Talk about a twist in the tale.
Just when US’ tariff refrain against the ‘usual suspect’ China was starting to get old, other nations have joined the jumbo party to slap retaliatory tariffs on the world’s biggest economy.
Last week the European Union (EU) imposed import duties of 25% on US products worth EUR 2.8 billion ($3.2 billion) in response to US President Donald Trump’s decision to hit trade partners with tariffs of 25% on steel and 10% on aluminium.
Meanwhile, the Canadian government has said that it will impose tariffs on CAD 16.6 billion ($12.4 billion) worth of US exports from 1 July, while Mexico has hit back with tariffs on range of US imports.
Closer to home, Turkey and India, too, have announced similar measures in reaction to the new tariffs by the Trump administration. Turkey began retaliatory tariffs worth $266.5 million, while India will start imposing additional duties worth $235 million on 29 US products in August.
Cranberries, almonds, jeans, and even Harley Davidson motorbikes have all been caught in the crossfire as the global tit-for-tat trade friction ramps up.
China, of course, is the most bruised from Trump’s actions. US has identified $200 billion of Chinese exports that can be slapped with a 10% tariff. This is in addition to a 25% import tariff on the initial $50 billion worth of goods starting July and another $100 billion under investigation.
Money managers weighing in on the situation are noting that trade war pressures are rising, and there is growing risk of disruptive escalation.
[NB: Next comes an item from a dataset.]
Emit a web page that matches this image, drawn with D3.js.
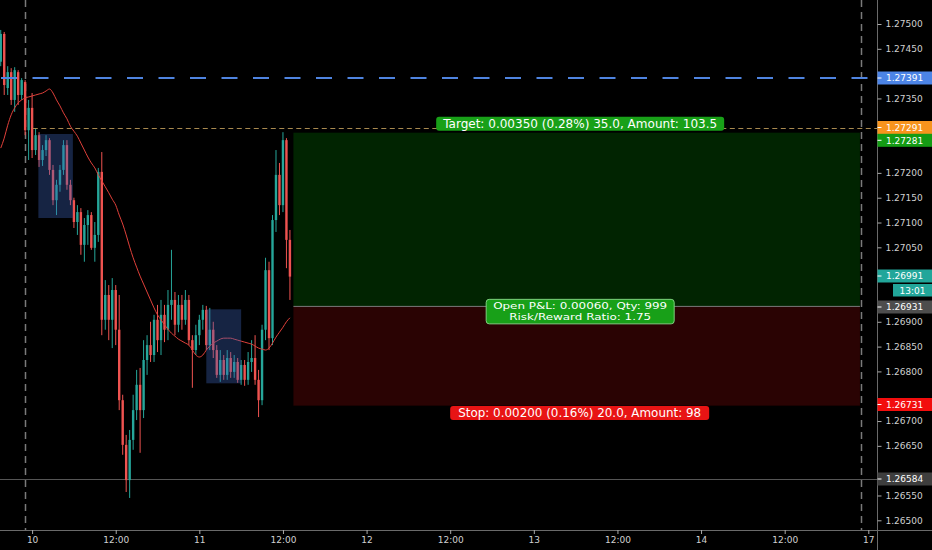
<!DOCTYPE html>
<html><head><meta charset="utf-8">
<script src="https://cdn.jsdelivr.net/npm/d3@7"></script>
<style>html,body{margin:0;padding:0;background:#000;overflow:hidden}text{font-family:"DejaVu Sans",Verdana,sans-serif}</style>
</head><body><svg id="c" width="932" height="550"></svg>
<script>
// ---- data (30 min bars, hours relative to day "10" 00:00) ----
const barStartHour = -4.5, barStepHour = 0.5;
const opens  = [1.27424,1.27480,1.27371,1.27403,1.27347,1.27403,1.27357,1.27383,1.27286,1.27331,1.27246,1.27276,1.27226,1.27246,1.27266,1.27206,1.27145,1.27176,1.27206,1.27256,1.27176,1.27145,1.27101,1.27121,1.27055,1.27095,1.27115,1.27049,1.27075,1.27202,1.26904,1.26954,1.26904,1.26964,1.26884,1.26742,1.26652,1.26581,1.26662,1.26722,1.26773,1.26722,1.26823,1.26853,1.26833,1.26904,1.26863,1.26914,1.26884,1.26934,1.26944,1.26894,1.26934,1.26904,1.26944,1.26863,1.26843,1.26873,1.26904,1.26924,1.26853,1.26884,1.26843,1.26793,1.26823,1.26793,1.26827,1.26799,1.26819,1.26783,1.26813,1.26783,1.26819,1.26827,1.26783,1.26742,1.26884,1.27004,1.26867,1.27105,1.27196,1.27135,1.27266,1.27065];
const highs  = [1.27488,1.27484,1.27415,1.27411,1.27413,1.27407,1.27391,1.27387,1.27347,1.27361,1.27290,1.27282,1.27256,1.27276,1.27270,1.27216,1.27186,1.27216,1.27266,1.27266,1.27186,1.27150,1.27135,1.27129,1.27109,1.27125,1.27121,1.27101,1.27210,1.27242,1.26984,1.26974,1.26988,1.26974,1.26954,1.26753,1.26672,1.26682,1.26753,1.26803,1.26807,1.26863,1.26873,1.26900,1.26914,1.26934,1.26944,1.26934,1.26964,1.27045,1.26960,1.26954,1.26954,1.26964,1.26954,1.26873,1.26894,1.26914,1.26934,1.26932,1.26928,1.26900,1.26853,1.26843,1.26833,1.26843,1.26839,1.26833,1.26827,1.26823,1.26823,1.26839,1.26863,1.26873,1.26803,1.26894,1.27029,1.27021,1.27115,1.27246,1.27220,1.27282,1.27270,1.27085];
const lows   = [1.27415,1.27357,1.27357,1.27337,1.27323,1.27337,1.27347,1.27276,1.27226,1.27230,1.27236,1.27212,1.27214,1.27234,1.27196,1.27135,1.27115,1.27162,1.27196,1.27166,1.27135,1.27089,1.27075,1.27035,1.27021,1.27055,1.27045,1.27021,1.27061,1.26873,1.26884,1.26863,1.26847,1.26853,1.26722,1.26632,1.26557,1.26545,1.26642,1.26702,1.26636,1.26706,1.26793,1.26819,1.26819,1.26839,1.26833,1.26859,1.26863,1.26904,1.26873,1.26879,1.26884,1.26894,1.26853,1.26767,1.26833,1.26853,1.26884,1.26843,1.26843,1.26827,1.26787,1.26779,1.26783,1.26783,1.26787,1.26787,1.26777,1.26773,1.26771,1.26773,1.26799,1.26773,1.26708,1.26732,1.26863,1.26843,1.26853,1.27081,1.27115,1.27121,1.27008,1.26944];
const closes = [1.27480,1.27377,1.27403,1.27347,1.27407,1.27357,1.27387,1.27286,1.27331,1.27246,1.27276,1.27226,1.27246,1.27266,1.27206,1.27145,1.27176,1.27206,1.27256,1.27176,1.27145,1.27101,1.27121,1.27055,1.27095,1.27115,1.27049,1.27075,1.27202,1.26904,1.26954,1.26904,1.26964,1.26884,1.26742,1.26652,1.26581,1.26662,1.26722,1.26773,1.26722,1.26823,1.26853,1.26833,1.26904,1.26863,1.26914,1.26884,1.26934,1.26944,1.26894,1.26934,1.26904,1.26944,1.26863,1.26843,1.26873,1.26904,1.26924,1.26853,1.26884,1.26843,1.26793,1.26823,1.26793,1.26827,1.26799,1.26819,1.26783,1.26813,1.26783,1.26819,1.26827,1.26783,1.26742,1.26884,1.27004,1.26867,1.27105,1.27196,1.27135,1.27266,1.27065,1.26991];
const maValues = [1.27250,1.27270,1.27296,1.27317,1.27331,1.27341,1.27347,1.27351,1.27353,1.27355,1.27357,1.27359,1.27361,1.27365,1.27369,1.27361,1.27347,1.27335,1.27321,1.27309,1.27294,1.27284,1.27274,1.27260,1.27246,1.27232,1.27220,1.27210,1.27196,1.27184,1.27172,1.27160,1.27147,1.27135,1.27115,1.27097,1.27075,1.27051,1.27029,1.27010,1.26992,1.26976,1.26960,1.26944,1.26928,1.26914,1.26904,1.26894,1.26885,1.26877,1.26871,1.26865,1.26861,1.26857,1.26853,1.26843,1.26833,1.26829,1.26833,1.26843,1.26851,1.26857,1.26861,1.26865,1.26867,1.26867,1.26867,1.26865,1.26863,1.26861,1.26859,1.26857,1.26855,1.26851,1.26847,1.26845,1.26843,1.26847,1.26857,1.26869,1.26879,1.26889,1.26900,1.26908];

const yTickValues = [1.265,1.2655,1.266,1.2665,1.267,1.2675,1.268,1.2685,1.269,1.2695,1.27,1.2705,1.271,1.2715,1.272,1.2725,1.273,1.2735,1.274,1.2745,1.275];
const xTickHours  = [0,12,24,36,48,60,72,84,96,108,120];
const xTickLabels = ["10","12:00","11","12:00","12","12:00","13","12:00","14","12:00","17"];
const sessionBreakHours = [-1,119];

const blueLevel = 1.27391, targetLevel = 1.27291, targetPrice = 1.27281, entryPrice = 1.26931, stopPrice = 1.26731, lastPrice = 1.26991, lowLevel = 1.26584;
const positionHours = [37.5, 118.8];
const rangeBoxes = [ {h0:0.9,h1:5.85,p0:1.271091,p1:1.272784}, {h0:25,h1:30,p0:1.26776,p1:1.269251} ];
const targetText = "Target: 0.00350 (0.28%) 35.0, Amount: 103.5";
const pnlLines = ["Open P&L: 0.00060, Qty: 999","Risk/Reward Ratio: 1.75"];
const stopText = "Stop: 0.00200 (0.16%) 20.0, Amount: 98";
const countdownText = "13:01";
const axisLabels = [
  {p:blueLevel, text:"1.27391", fill:"#4c84e6", y:78},
  {p:targetLevel, text:"1.27291", fill:"#f7941d", y:127.5},
  {p:targetPrice, text:"1.27281", fill:"#149b14", y:140.3},
  {p:lastPrice, text:"1.26991", fill:"#22a69a", y:276},
  {p:entryPrice, text:"1.26931", fill:"#4d4d4d", y:307},
  {p:stopPrice, text:"1.26731", fill:"#f20d0d", y:404.5},
  {p:lowLevel, text:"1.26584", fill:"#3e3e3e", y:479}
];

// ---- layout ----
const W=932, H=550, plotR=877.5, plotB=530;
const svg=d3.select("#c");
svg.append("rect").attr("width",W).attr("height",H).attr("fill","#000");
const x=d3.scaleLinear().domain([0,120]).range([32.1,868.3]);
const y=d3.scaleLinear().domain([1.265,1.275]).range([520.3,24]);
const hours=opens.map((_,i)=>barStartHour+barStepHour*i);
const up="#26a69a", dn="#ef5350";

const g=svg.append("g");
g.selectAll(".sb").data(sessionBreakHours).join("line")
 .attr("x1",d=>Math.round(x(d))+0.5).attr("x2",d=>Math.round(x(d))+0.5)
 .attr("y1",0).attr("y2",plotB).attr("stroke","#7a7a7a").attr("stroke-width",1.5).attr("stroke-dasharray","7,5");
g.append("line").attr("x1",0).attr("x2",plotR).attr("y1",Math.round(y(lowLevel))+0.5).attr("y2",Math.round(y(lowLevel))+0.5).attr("stroke","#555").attr("stroke-width",1);

// position boxes
const px0=x(positionHours[0]), px1=x(positionHours[1]);
g.append("rect").attr("x",px0).attr("width",px1-px0).attr("y",y(targetPrice)).attr("height",y(entryPrice)-y(targetPrice)).attr("fill","#012401");
g.append("rect").attr("x",px0).attr("width",px1-px0).attr("y",y(entryPrice)).attr("height",y(stopPrice)-y(entryPrice)).attr("fill","#2a0303");
g.append("line").attr("x1",px0).attr("x2",px1).attr("y1",y(entryPrice)).attr("y2",y(entryPrice)).attr("stroke","#7a7a7a").attr("stroke-width",1);

// candles
const cw=2.4;
const cg=g.append("g");
cg.selectAll(".w").data(hours).join("line")
 .attr("x1",(h)=>x(h)).attr("x2",(h)=>x(h))
 .attr("y1",(h,i)=>y(highs[i])).attr("y2",(h,i)=>y(lows[i]))
 .attr("stroke",(h,i)=>closes[i]>=opens[i]?up:dn).attr("stroke-width",1);
cg.selectAll(".b").data(hours).join("rect")
 .attr("x",h=>x(h)-cw/2).attr("width",cw)
 .attr("y",(h,i)=>y(Math.max(opens[i],closes[i])))
 .attr("height",(h,i)=>Math.max(1,Math.abs(y(opens[i])-y(closes[i]))))
 .attr("fill",(h,i)=>closes[i]>=opens[i]?up:dn);

// moving average
g.append("path").datum(maValues).attr("fill","none").attr("stroke","#e0403a").attr("stroke-width",1)
 .attr("d",d3.line().x((d,i)=>x(hours[i])).y(d=>y(d)).curve(d3.curveMonotoneX));

// range boxes over candles
g.selectAll(".rb").data(rangeBoxes).join("rect")
 .attr("x",d=>x(d.h0)).attr("width",d=>x(d.h1)-x(d.h0))
 .attr("y",d=>y(d.p1)).attr("height",d=>y(d.p0)-y(d.p1))
 .attr("fill","rgba(60,100,185,0.36)");

// horizontal levels
g.append("line").attr("x1",0).attr("x2",plotR).attr("y1",y(blueLevel)).attr("y2",y(blueLevel))
 .attr("stroke","#4f84e0").attr("stroke-width",2).attr("stroke-dasharray","16,15.5").attr("stroke-dashoffset",-1);
g.append("line").attr("x1",x(0.1)).attr("x2",plotR).attr("y1",Math.round(y(targetLevel))+0.5).attr("y2",Math.round(y(targetLevel))+0.5)
 .attr("stroke","#a8894f").attr("stroke-width",1).attr("stroke-dasharray","5,3.5");

// labels of position
const cx=(px0+px1)/2;
function pill(cxv, cyv, w, h, fill, stroke){
  g.append("rect").attr("x",cxv-w/2).attr("y",cyv-h/2).attr("width",w).attr("height",h).attr("rx",3)
   .attr("fill",fill).attr("stroke",stroke||"none").attr("stroke-width",1);
}
function label(t, xv, yv, fs, len){
  g.append("text").attr("x",xv).attr("y",yv).attr("dy","0.36em").attr("text-anchor","middle").attr("fill","#fff")
   .attr("font-size",fs).attr("textLength",len).attr("lengthAdjust","spacingAndGlyphs").text(t);
}
pill(cx+3.5, 123.7, 288, 14, "#18a018");
label(targetText, cx+3.5, 123.9, 11.6, 274);
pill(cx+3.5, 311.6, 188, 24.5, "#18a018", "#7fd07f");
label(pnlLines[0], cx+3.5, 305.9, 9.4, 174);
label(pnlLines[1], cx+3.5, 316.9, 9.4, 142);
pill(cx+3, 413, 259, 14, "#e81414");
label(stopText, cx+3, 413.2, 11.6, 243);

// axes
const ax=svg.append("g");
ax.append("rect").attr("x",plotR).attr("y",0).attr("width",W-plotR).attr("height",H).attr("fill","#000");
ax.append("rect").attr("x",0).attr("y",plotB).attr("width",W).attr("height",H-plotB).attr("fill","#000");
ax.append("line").attr("x1",plotR).attr("x2",plotR).attr("y1",0).attr("y2",H).attr("stroke","#6a6a6a");
ax.append("line").attr("x1",0).attr("x2",W).attr("y1",plotB+0.5).attr("y2",plotB+0.5).attr("stroke","#6a6a6a");
const labelYs = axisLabels.map(l=>l.y).concat([290.3]);
const visibleTicks = yTickValues.filter(v=>labelYs.every(ly=>Math.abs(y(v)-ly)>10));
const yAxis=d3.axisRight(y).tickValues(visibleTicks).tickFormat(d3.format(".5f")).tickSize(4).tickPadding(4);
const ya=ax.append("g").attr("transform",`translate(${plotR},0)`).call(yAxis);
ya.select(".domain").remove();
ya.selectAll("line").attr("stroke","#aaa");
ya.selectAll("text").attr("fill","#d0d0d0").attr("font-size",9).attr("font-family","DejaVu Sans");
const xAxis=d3.axisBottom(x).tickValues(xTickHours).tickFormat((d,i)=>xTickLabels[i]).tickSize(4).tickPadding(3);
const xa=ax.append("g").attr("transform",`translate(0,${plotB})`).call(xAxis);
xa.select(".domain").remove();
xa.selectAll("line").attr("stroke","#aaa");
xa.selectAll("text").attr("fill","#d0d0d0").attr("font-size",9).attr("font-family","DejaVu Sans");

// axis price labels
axisLabels.forEach(l=>{
  ax.append("rect").attr("x",plotR).attr("y",l.y-6.5).attr("width",W-plotR).attr("height",13).attr("fill",l.fill);
  ax.append("line").attr("x1",plotR).attr("x2",plotR+4).attr("y1",l.y).attr("y2",l.y).attr("stroke","#fff");
  ax.append("text").attr("x",plotR+8.5).attr("y",l.y).attr("dy","0.36em").attr("fill","#fff").attr("font-size",9).text(l.text);
});
ax.append("rect").attr("x",893).attr("y",284).attr("width",W-893).attr("height",12.5).attr("fill","#22a69a");
ax.append("text").attr("x",912.5).attr("y",290.3).attr("dy","0.36em").attr("text-anchor","middle").attr("fill","#fff").attr("font-size",9).text(countdownText);
</script></body></html>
Julius Baer believes that trade quarrels with China will continue at least until November, with a probability of 20% for an escalation to trade war.
‘With the November mid-term elections coming closer, Trump is keeping foreign trade a playground for domestic politics, as it boosts his approval ratings,’ economist David A Meier wrote in a note.
‘However, this may also be a limiting factor: potential economic hardship, in the case of a trade war, risks damaging Trump’s popularity,’ he added.
According to Richard Jerram, economist at Bank of Singapore, Beijing has limited ammunition in its magazine.
Selling down $1.2 trillion worth of China’s US Treasury holdings will be difficult because of the lack of buyers and switching back into renminbi would be disastrous for the exchange rate, he stated in a note.
‘It might be that financial markets offer the best hope of restraint, as Trump has previously viewed the equity market as a gauge of his performance,’ he said.
Bank of Singapore and UBP expect China to loosen monetary policy to stabilise its growth rate, pointing to potential reserve ratio requirement cuts by the People’s Bank of China in the second half of the year.